“There is now a consensus that the United States should substantially raise its level of infrastructure investment,” writes former treasury secretary Lawrence Summers in the Washington Post. Correction: There is now a consensus among two presidential candidates that the United States should increase infrastructure spending. That’s far from a broad consensus.
“America’s infrastructure crisis is really a maintenance crisis,” says the left-leaning CityLab. The “infrastructure crisis is about socialism,” says the conservative Heritage Foundation. My colleague Chris Edwards says, “There is no widespread crisis of crumbling infrastructure.” “The infrastructure crisis … isn’t,” the Reason Foundation agrees.
As left-leaning Charles Marohn points out, the idea that there is an infrastructure crisis is promoted by an “infrastructure cult” led by the American Society of Civil Engineers. As John Oliver noted, relying on them to decide whether there is enough infrastructure spending is like asking a golden retriever if enough tennis balls are being thrown.
In general, most infrastructure funded out of user fees is in good shape. Highways and bridges, for example, are largely funded out of user fees, and the number of bridges that are structurally deficient has declined by more than 52 percent since 1992. The average roughness of highway pavements has also declined for every class of road.
Some infrastructure, such as rail transit, is crumbling. The infrastructure in the worst condition is infrastructure that is heavily subsidized, because politicians would rather build new projects than maintain old ones. That suggests the U.S. government should spend less, not more, on new infrastructure. It also suggests that we should stop building rail transit lines we can’t afford to maintain and maybe start thinking about scrapping some of the rail systems we have.
Aside from the question of whether our infrastructure is crumbling or not, the more important assumption underlying Summers’ article is that infrastructure spending always produces huge economic benefits. Based on a claim that infrastructure spending will produce a 20 percent rate of return, Summers says that financing it through debt is “entirely reasonable.” Yet such a rate of return is a pure fantasy, especially if it is government that decides where to spend the money. Few private investments produce such a high rate of return, and private investors are much more careful about where their money goes.

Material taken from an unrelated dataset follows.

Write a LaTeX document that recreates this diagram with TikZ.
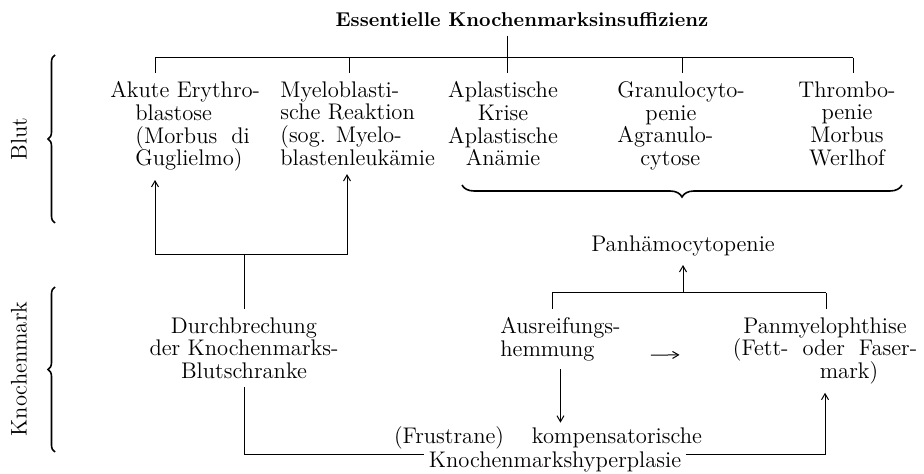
\documentclass[tikz,border=0pt]{standalone}
\usepackage{tikz}
\usetikzlibrary{arrows.meta,decorations.pathreplacing,calc}
\tikzset{
  lbl/.style={font=\fontsize{11.3}{11.4}\selectfont, inner sep=4pt},
  lblc/.style={lbl, align=center},
  lbll/.style={lbl, align=left},
  side/.style={lbl, rotate=90},
  ttl/.style={font=\fontsize{10}{12}\selectfont\bfseries, inner sep=4pt},
  ln/.style={line width=0.5pt},
  arr/.style={ln, -{Straight Barb[length=3pt,width=3.5pt]}},
  brc/.style={line width=0.8pt, decorate, decoration={brace, amplitude=#1}},
  brc/.default=3.5pt,
}

\begin{document}
\begin{tikzpicture}[x=0.5pt, y=-0.5pt]
  \useasboundingbox (0,0) rectangle (924,474);

  \node[ttl, anchor=base] (title) at (522,27) {Essentielle Knochenmarksinsuffizienz};

  \node[lbll, anchor=north west] (akute) at (102,73)
        {Akute Erythro-\\\hspace*{12.5pt}blastose\\
         \hspace*{12.5pt}(Morbus\hspace{7pt}di\\\hspace*{12.5pt}Guglielmo)};
  \node[lbll, anchor=north west] (myelo) at (272,73)
        {Myeloblasti-\\sche Reaktion\\(sog. Myelo-\\blastenleukämie};
  \node[lblc, anchor=north] (aplast) at (503,73)
        {Aplastische\\Krise\\Aplastische\\Anämie};
  \node[lbll, anchor=north west] (granulo) at (609,73)
        {Granulocyto-\\\hspace*{14pt}penie\\Agranulo-\\\hspace*{11.5pt}cytose};
  \node[lblc, anchor=north] (thrombo) at (847,73)
        {Thrombo-\\penie\\Morbus\\Werlhof};

  \node[side] (blut) at (19,139) {Blut};
  \node[side] (kmark) at (19,369) {Knochenmark};

  \node[lblc, anchor=base] (panh) at (683,252) {Panhämocytopenie};
  \node[lblc, anchor=north] (durch) at (244,309)
        {Durchbrechung\\der Knochenmarks-\\Blutschranke};
  \node[lbll, anchor=north west] (ausr) at (492,309) {Ausreifungs-\\hemmung};
  \node[lblc, anchor=north] (panm) at (825,309)
        {Panmyelophthise\\(Fett-\hspace{7pt}oder\hspace{7pt}Faser-\\\hspace*{24pt}mark)};
  \node[lbl, inner sep=2pt, anchor=base] (komp1) at (548,444)
        {(Frustrane)\hspace{14pt}kompensatorische};
  \node[lbl, inner sep=2pt, anchor=base] (komp2) at (555,467)
        {Knochenmarkshyperplasie};

  % braces
  \draw[brc] (55,223) -- (55,55);
  \draw[brc] (55,452) -- (55,287);
  \draw[brc=6pt] (902,185) -- (462,185);

  % top bus
  \coordinate (busL) at (155,58);
  \coordinate (busR) at (853,58);
  \draw[ln] (busL) -- (busR);
  \draw[ln] (title.south -| 507,0) -- (507,58);
  \foreach \n/\x in {akute/155,myelo/349,aplast/507,granulo/682,thrombo/853}
    \draw[ln] (\x,58) -- (\n.north -| \x,0);

  % left branch
  \coordinate (jL) at (155,255);
  \coordinate (jR) at (347,255);
  \draw[ln] (jL) -- (jR);
  \draw[arr] (jL) -- (jL |- akute.south);
  \draw[arr] (jR) -- (jR |- myelo.south);
  \draw[ln] (durch.north) -- (durch.north |- jL);
  \draw[ln] (durch.south) |- (komp1.south -| komp2.west);

  % right branch
  \coordinate (pL) at (552,293);
  \coordinate (pR) at (826,293);
  \draw[ln] (pL) -- (pR);
  \draw[ln] (ausr.north -| pL) -- (pL);
  \draw[ln] (panm.north -| pR) -- (pR);
  \draw[arr] (panh.south |- pL) -- (panh.south);
  \draw[arr] (ausr.south) -- (ausr.south |- komp1.north);
  \draw[arr] ([xshift=11pt,yshift=-8pt]ausr.east) -- ([xshift=-22.5pt,yshift=-2pt]panm.west);
  \draw[arr] (komp1.south -| komp2.east) -| (panm.south);
\end{tikzpicture}
\end{document}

For every government project that succeeds, a dozen fail. Funded by the state of New York, the Erie Canal was a great success, but attempts to imitate that success by Ohio, Indiana, and Pennsylvania put those states into virtual bankruptcy.
The 1850 land grants to the Illinois Central Railroad paid off, at least for Illinois, but similar subsidies to the First Transcontinental Railroad turned into the biggest political corruption scandal of the nineteenth century. The Union Pacific was forced to reorganize within four years of its completion, and it went bankrupt again two decades later. The similarly subsidized Northern Pacific was forced to reorganize just a year after its completion in 1883 and, like the Union Pacific, would go bankrupt again in 1893.
The Interstate Highway System was a great success, but a lot of transportation projects built since then have been pure money pits. It’s hard to argue that any of the infrastructure spending that came out of the American Recovery and Reinvestment Act did anything to actually stimulate the economy.
Think the Atlanta streetcar, whose ridership dropped 48 percent as soon as they started charging a fare, generates economic development? Only in a fantasy world. Japan has used infrastructure spending to stimulate its way out of its economic doldrums since 1990. It hasn’t worked yet.
In the Baptists and bootleggers political model, Keynesians such as Summers are the Baptists who promise redemption from increased government spending while the civil engineers, and the companies that employ them, are the bootleggers who expect to profit from that spending. Neither should be trusted, especially considering how poorly stimulus spending has worked to date.
Making infrastructure spending a priority would simply lead to more grandiose projects, few of which will produce any economic or social returns. In all probability, these projects will not be accompanied by funding for maintenance of either existing or new infrastructure, with the result that more infrastructure spending will simply lead to more crumbling infrastructure.
Almost as an aside, Summers adds that, “if there is a desire to generate revenue to finance infrastructure investments, the best approaches would involve user fees.” That’s stating the obvious, but the unobvious part is, if we agree user fees are a good idea, why should the federal government get involved at all? The answer, of course, is that politicians would rather get credit for giving people infrastructure that they don’t have to pay for than rely on user fees, and the controversies they create, to fund them.
Instead of an infrastructure crisis, what we really have is a crisis over who gets to decide where to spend money on infrastructure. If we leave infrastructure to the private market, we will get the infrastructure we need when we need it and it will tend to be well maintained as long as we need it. If we let government decide, we will get too much of some kinds of infrastructure we don’t need, not enough of other kinds of infrastructure we do need, and inadequate maintenance of both.